Lowdown: In one sense, Tottenham regressed last season, taking fewer points, scoring fewer goals and conceding more.
In another, they over-performed, punching above their financial weight to expel Chelsea and Arsenal from the Uefa Champions League places.
Their rise was reflected when they had the most players in the World Cup semi-finalists’ squads and contributed the most goals in the tournament.
Now they return to a rebuilt White Hart Lane, looking to repeat their remarkable home form at the old ground – 53 points from 57 in 2016-17 – but with the complication that a team who can be slow starters have five of their first seven games on the road.

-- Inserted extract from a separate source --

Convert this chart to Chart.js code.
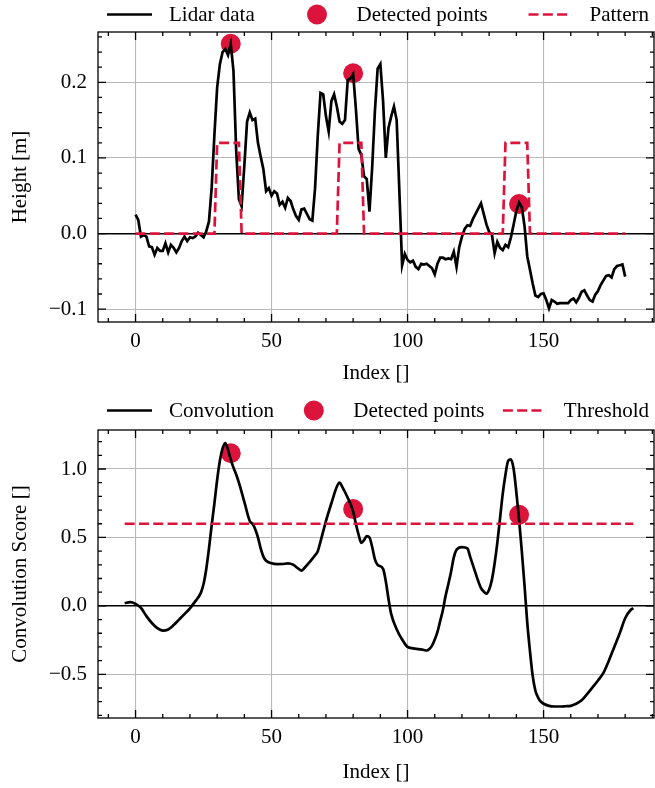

Key player: Harry Kane – The World Cup Golden Boot winner has scored 76 goals in his last two seasons for Spurs, even if he is famously barren in August. The difficulties of first Vincent Janssen and then Fernando Llorente, the strikers signed to understudy him, show Kane's significance.
Manager: Mauricio Pochettino – Signed a new five-year deal in May, just before the Real Madrid job became vacant. Tottenham kept the man who, with three consecutive top-four finishes, is their greatest manager in the league since the legendary Bill Nicholson. But with every year, the talk of the need for a trophy grows louder.
Talking point: Will Spurs' lack of signings cost them? One of Pochettino's great feats has been to improve the players at his disposal. But with much the smallest wage bill and net spend of the top six, his is an uphill task that seems to get ever steeper.
While Jack Grealish may yet join, 18 other clubs had made a signing before Spurs.
It had seemed that Toby Alderweireld would leave and other defenders arrive, but Pochettino has been left in limbo, without reinforcements and facing the annual task of having to coax still more from his current charges just to keep up with their peers.